Wonder Woman brings a sense of hope and optimism to the DC Extended Universe, something long overdue (though somewhat bizarre if you think about it, since that's what should've been there from the get-go with Man of Steel). It's a rousing tale of strength, courage, love and doing what is right, no matter the cost. And the film's core themes are loud and clear, not hampered by muddled storytelling or iffy script choices. Director Patty Jenkins tells a straightforward, concise story that's refreshing and engaging, while remaining true to the source material and what Wonder Woman stands for. Where another director may have balked and struggled with telling Wonder Woman's story, mythology and all, Jenkins never hesitates and just throws us into it, and the film is all the more better for it.
And on top of fully embracing Wonder Woman's mythology, she also doesn't flinch when it comes to Wonder Woman's beliefs in the power of truth and love. It's refreshing to see a hero who isn't reluctant or riddled with guilt, but instead honestly believes in change and the betterment of mankind. That's why Wonder Woman does what she does. She wants the world to be a better place, to bring peace, and it's such a great call on Jenkins part to make sure that sincerity comes through without a hint or irony or mockery of any kind. Nearly every action Diana takes in this movie is fueled by love, and Jenkins absolutely nails it. And that inspiration starts to trickle through to others in the movie, be it those she saves, supporting cast, etc., and it really emphasizes why Wonder Woman is such an inspirational figure.
And embodying that sense of truth and love for Jenkins is Gal Gadot, and she turns in an absolutely majestic turn as Diana, Princess of Themiscyra (aka Wonder Woman). She's effortlessly charismatic and absolutely owns the role in every aspect. Yes, there is the odd moment when she might come off slightly wooden, but this is an absolutely star-making turn for the actress. Watching Diana light up as she tests her limits, spreads peace and saves the day can't help but elicit a smile (and perhaps a tear or two). And she's nicely supported by Chris Pine, who brings a charming, rogue-ish quality to Steve Trevor. The chemistry between the two is fantastic, and how they work off each other is pretty much perfection.
Gadot's Diana and Pine's Steve meet after his plane crash lands on Themyscira, bringing war to the isolated island paradise where no man has stepped before. When Trevor tells the Amazons that they, and the entire world, are in danger due to the onslaught of World War I and a nefarious chemist, Diana sees no alternative but to help. Convinced its the work of Ares, the God of War, she feels it is her duty to help, and by defeating him she can bring peace back to the world.
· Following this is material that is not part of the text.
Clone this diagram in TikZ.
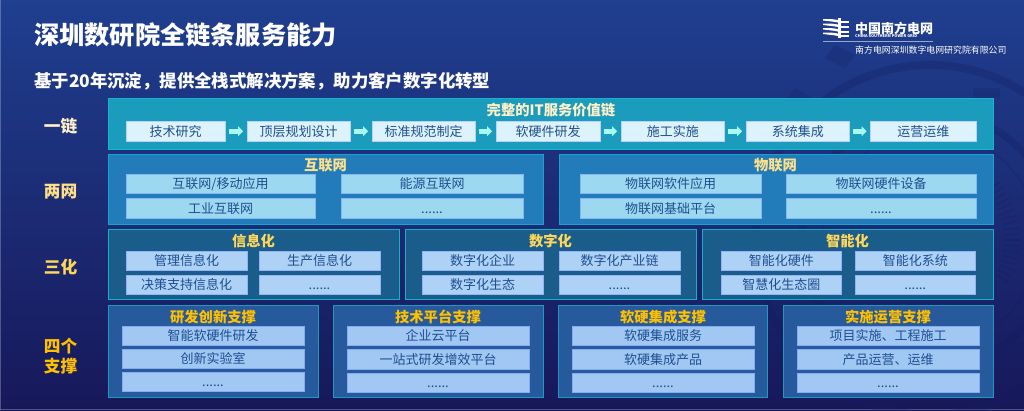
\documentclass[tikz,border=0pt]{standalone}
\usepackage{fontspec}
\setmainfont{Noto Sans CJK SC}
\usetikzlibrary{arrows.meta}
\definecolor{bgtop}{HTML}{1F3F8F}
\definecolor{bgbot}{HTML}{17185A}
\definecolor{decodark}{HTML}{141C5E}
\definecolor{chainpanel}{HTML}{1C9CBC}
\definecolor{chainbox}{HTML}{DDF3FB}
\definecolor{chainarrow}{HTML}{A6FAF0}
\definecolor{netpanel}{HTML}{237CBA}
\definecolor{netbox}{HTML}{9CD9F0}
\definecolor{triplepanel}{HTML}{1A5D8B}
\definecolor{triplebox}{HTML}{AED2F6}
\definecolor{fourpanel}{HTML}{265A9C}
\definecolor{fourbox}{HTML}{A0C8F3}
\definecolor{boxtext}{HTML}{1F4E90}
\definecolor{goldA}{HTML}{FFF0C8}
\definecolor{goldB}{HTML}{FFE08A}
\definecolor{goldC}{HTML}{FFD65A}
\definecolor{goldD}{HTML}{FFC000}
\newcommand{\bx}[7]{%
  \pgfmathsetmacro\bw{#5-#3}\pgfmathsetmacro\bh{#6-#4}%
  \node[#1,minimum width=\bw pt,minimum height=\bh pt,anchor=north west] (#2) at (#3,#4) {#7};}
\tikzset{
  x=1pt,y=-1pt,
  panel/.style={inner sep=0pt,outer sep=0pt,line width=.8pt},
  chainp/.style={panel,fill=chainpanel,draw=chainpanel!75!cyan},
  netp/.style={panel,fill=netpanel,draw=netpanel!70!cyan},
  triplep/.style={panel,fill=triplepanel,draw=chainpanel!80!cyan},
  fourp/.style={panel,fill=fourpanel,draw=chainpanel},
  item/.style={inner sep=0pt,outer sep=0pt,font=\fontsize{13}{13}\selectfont,text=boxtext,line width=.5pt,text height=11.4pt,text depth=1.6pt},
  chainb/.style={item,fill=chainbox,draw=chainbox!85!blue},
  netb/.style={item,fill=netbox,draw=netbox!85!blue},
  tripleb/.style={item,fill=triplebox,draw=triplebox!85!blue},
  fourb/.style={item,fill=fourbox,draw=fourbox!85!blue},
  head/.style={inner sep=0pt,font=\fontsize{14.3}{14.3}\selectfont\bfseries},
  rowlabel/.style={inner sep=0pt,font=\fontsize{16.7}{16.7}\selectfont\bfseries},
  link/.style={draw=chainarrow,line width=4.5pt,shorten >=4pt,shorten <=3.5pt,-{Triangle[length=5pt,width=10pt]}},
  deco/.style={draw=decodark,opacity=.28,line width=1.2pt},
  white text/.style={inner sep=0pt,text=white,anchor=west},
}
\begin{document}
\begin{tikzpicture}
\useasboundingbox (0,0) rectangle (1024,410);
\shade[top color=bgtop,bottom color=bgbot] (0,0) rectangle (1024,410);
\fill[white,opacity=.25] (0,0) rectangle (1,410);
\fill[white,opacity=.25] (0,409) rectangle (1024,410);
% faint background ring
\draw[deco,line width=8pt] (930,240) circle[radius=175];
\draw[deco,line width=7pt] (930,240) circle[radius=128];
\draw[deco] (930,240) circle[radius=108];
\foreach \a in {-40,-36,...,30}{\draw[deco,line width=1.5pt] (930,240) ++(\a:74) -- ++(\a:16);}
\fill[decodark,opacity=.22] (973,88) rectangle (1000,98);
\fill[decodark,opacity=.22] (795,88) -- (812,98) -- (802,112) -- (785,102) -- cycle;
\fill[decodark,opacity=.22] (835,45) -- (855,55) -- (845,69) -- (825,58) -- cycle;
% headline
\node[white text,font=\fontsize{25.2}{25.2}\selectfont\bfseries] (title) at (34,35) {深圳数研院全链条服务能力};
\node[white text,font=\fontsize{17.4}{17.4}\selectfont\bfseries] (subtitle) at (34,81) {基于20年沉淀，提供全栈式解决方案，助力客户数字化转型};
% logo
\foreach \yy in {20.5,25,29.5,34}{
  \fill[white] (823,\yy) .. controls (830,\yy+1) and (836,\yy+1) .. (841,\yy+3) -- (841,\yy+.5) .. controls (836,\yy-1.5) and (830,\yy-1.5) .. (823,\yy-1.5) -- cycle;}
\fill[white] (838,18) rectangle (841,38);
\foreach \yy in {21,26,30.5,35}{\fill[white] (841,\yy) rectangle (849,\yy+2.4);}
\node[white text,font=\fontsize{13}{13}\selectfont\bfseries] (logoa) at (855,28) {中国南方电网};
\node[white text,font=\fontsize{3.9}{4}\selectfont\bfseries] (logob) at (855,36.3) {CHINA SOUTHERN POWER GRID};
\fill[white,opacity=.55] (823,41) rectangle (933,41.7);
\node[white text,font=\fontsize{8.9}{9}\selectfont] (logoc) at (855,50) {南方电网深圳数字电网研究院有限公司};
% row labels
\node[rowlabel,text=goldA] (l1) at (60.5,126.5) {一链};
\node[rowlabel,text=goldB] (l2) at (60.5,191.5) {两网};
\node[rowlabel,text=goldC] (l3) at (60.5,267) {三化};
\node[rowlabel,text=goldD] (l4a) at (60.5,346) {四个};
\node[rowlabel,text=goldD] (l4b) at (60.5,366) {支撑};
% chain
\bx{chainp}{pchain}{108}{98.5}{993}{149}{}
\node[head,text=goldA] (hchain) at (551,110.5) {完整的IT服务价值链};
\bx{chainb}{c1}{126}{121.5}{225}{141}{技术研究}
\bx{chainb}{c2}{247}{121.5}{350}{141}{顶层规划设计}
\bx{chainb}{c3}{372}{121.5}{475}{141}{标准规范制定}
\bx{chainb}{c4}{496}{121.5}{600}{141}{软硬件研发}
\bx{chainb}{c5}{621}{121.5}{724.5}{141}{施工实施}
\bx{chainb}{c6}{746}{121.5}{849.5}{141}{系统集成}
\bx{chainb}{c7}{870.5}{121.5}{976}{141}{运营运维}
\draw[link] (c1) -- (c2);
\draw[link] (c2) -- (c3);
\draw[link] (c3) -- (c4);
\draw[link] (c4) -- (c5);
\draw[link] (c5) -- (c6);
\draw[link] (c6) -- (c7);
% two nets
\bx{netp}{pnetA}{108}{154}{543}{224}{}
\bx{netp}{pnetB}{559}{154}{993}{224}{}
\node[head,text=goldB] (hnetA) at (325.5,165.5) {互联网};
\node[head,text=goldB] (hnetB) at (775.5,165.5) {物联网};
\bx{netb}{n1}{126}{174}{315}{193}{互联网/移动应用}
\bx{netb}{n2}{341}{174}{523}{193}{能源互联网}
\bx{netb}{n3}{126}{198.5}{315}{218}{工业互联网}
\bx{netb}{n4}{341}{198.5}{523}{218}{......}
\bx{netb}{n5}{580}{174}{761}{193}{物联网软件应用}
\bx{netb}{n6}{786}{174}{976}{193}{物联网硬件设备}
\bx{netb}{n7}{580}{198.5}{761}{218}{物联网基础平台}
\bx{netb}{n8}{786}{198.5}{976}{218}{......}
% three -izations
\bx{triplep}{pthrA}{108}{229.5}{399}{299.5}{}
\bx{triplep}{pthrB}{405}{229.5}{696}{299.5}{}
\bx{triplep}{pthrC}{702.5}{229.5}{993}{299.5}{}
\node[head,text=goldC] (hthrA) at (253.5,241) {信息化};
\node[head,text=goldC] (hthrB) at (550.5,241) {数字化};
\node[head,text=goldC] (hthrC) at (847.5,241) {智能化};
\bx{tripleb}{t1}{126}{251}{247}{270.5}{管理信息化}
\bx{tripleb}{t2}{259}{251}{380}{270.5}{生产信息化}
\bx{tripleb}{t3}{126}{275}{247}{294}{决策支持信息化}
\bx{tripleb}{t4}{259}{275}{380}{294}{......}
\bx{tripleb}{t5}{422}{251}{543}{270.5}{数字化企业}
\bx{tripleb}{t6}{559}{251}{680}{270.5}{数字化产业链}
\bx{tripleb}{t7}{422}{275}{543}{294}{数字化生态}
\bx{tripleb}{t8}{559}{275}{680}{294}{......}
\bx{tripleb}{t9}{721}{251}{841.5}{270.5}{智能化硬件}
\bx{tripleb}{t10}{855}{251}{975.5}{270.5}{智能化系统}
\bx{tripleb}{t11}{721}{275}{841.5}{294}{智慧化生态圈}
\bx{tripleb}{t12}{855}{275}{975.5}{294}{......}
% four supports
\bx{fourp}{pfA}{108}{305}{318.5}{397.5}{}
\bx{fourp}{pfB}{333}{305}{543}{397.5}{}
\bx{fourp}{pfC}{558}{305}{767.5}{397.5}{}
\bx{fourp}{pfD}{783}{305}{993}{397.5}{}
\node[head,text=goldD] (hfA) at (213,317) {研发创新支撑};
\node[head,text=goldD] (hfB) at (438,317) {技术平台支撑};
\node[head,text=goldD] (hfC) at (663,317) {软硬集成支撑};
\node[head,text=goldD] (hfD) at (888,317) {实施运营支撑};
\bx{fourb}{f1}{122}{326.5}{304}{345.5}{智能软硬件研发}
\bx{fourb}{f2}{122}{349.5}{304}{368.5}{创新实验室}
\bx{fourb}{f3}{122}{372}{304}{391.5}{......}
\bx{fourb}{f4}{347}{326.5}{529}{345.5}{企业云平台}
\bx{fourb}{f5}{347}{349.5}{529}{369}{一站式研发增效平台}
\bx{fourb}{f6}{347}{373}{529}{392.5}{......}
\bx{fourb}{f7}{572}{326.5}{754}{345.5}{软硬集成服务}
\bx{fourb}{f8}{572}{349.5}{754}{369}{软硬集成产品}
\bx{fourb}{f9}{572}{373}{754}{392}{......}
\bx{fourb}{f10}{797}{326.5}{979}{345.5}{项目实施、工程施工}
\bx{fourb}{f11}{797}{349.5}{979}{369}{产品运营、运维}
\bx{fourb}{f12}{797}{373}{979}{392}{......}
\end{tikzpicture}
\end{document}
This movie covers a lot of ground and Jenkins is able to keep the movie rolling at an aggressive pace, but one that never feels rushed. It's a testament to her skill as a director that she's able to tackle such a massive mythology and make it so accessible and so fresh. Jenkins using Diana's ongoing quest for knowledge about Themyscira as she grows up on the island is a clever way for us (the audience) to learn about her world as she does, which ends up giving the viewer a bit of a personal stake.
Watching Diana navigate the worlds of man, and start to slowly learn its many flaws and horrors, is captivating. Her innocence and inexperience perfectly off Steve's world-weary character, one who's seen the worst of humanity. And as much as this is Diana's story, Jenkins makes sure that the supporting cast gets their due as well. Linda Park sparkles as Etta Candy, Steve's assistant, and the squad that Steve assembles to help them reach the front lines is an inspired collection of characters. The team that travels with Diana and Steve would've just been nameless cannon fodder in any other movie. But here, Jenkins gives each of them a moment or two that tells us everything we need to know about them. Ewen Brenner, as Charlie, gets two particularly poignant scenes that hit surprisingly hard. Only the film's main antagonists - General Ludendorff and Dr. Poison - feel slightly underdeveloped, but they both get some great moments that establish them as traditional, flat-out evil foes and as enough of a credible threat.
And like the great world building, mythology exploration and character development, the film's action sequences are very well executed, save for the odd bump. The beach attack sequence is thrilling (the scene as the Amazon warriors charge down the invading German forces is a stunning sight to behold, especially with Robin Wright's fierce Antiope leading the way and Connie Nelson's Hippolyta proving to be a force of nature), and the alley scene is a great callback to Superman: The Movie. However, the "No Man's Land" sequence is a show-stopping gem of a moment. It's exhilarating and magnificent in execution. Watching Wonder Woman charge down a war-torn battle field deflecting bullets, while at the same time inspiring soldiers to take arms and join her, is an indescribable moment.
And great as these action sequences are, they do occasional fall victim to some iffy CGI. The switching between live-action performers and CG characters is rough, and some of the animations (running, some jumps, etc.) feel disjointed and robotic. Unfortunately, while earlier action beats in the moment aren't hampered too much by it, the climactic battle in the third act definitely succumbs to murky CG work. It doesn't help that the big final battle drags on a little longer than it should and succumbs to CG overload. A more personal, intimate tussle could've possibly looked better and been more effective than a big, flashy smackdown (which seems slightly out of place compared to the earlier, more grounded action sequences).
Despite a couple minor quibbles, Wonder Woman is an absolute rousing success. Gadot absolutely shines as the title character, and brings her to life in a way that is an utter joy to behold. The directing is on point, the casting is superb, the setting is surprisingly effective (and topical) and the story has real heart and emotion to it. It's also refreshing to see a superhero who's compassionate about helping others and isn't bogged down by dark angsty problems. Wonder Woman wisely stays honest to the comic book origins of the beloved icon and is all the more better for it. Wonder Woman fans can rest easy knowing that the Amazonian Princess finally has a big screen adventure that delivers in nearly every conceivable way. Highly Recommended!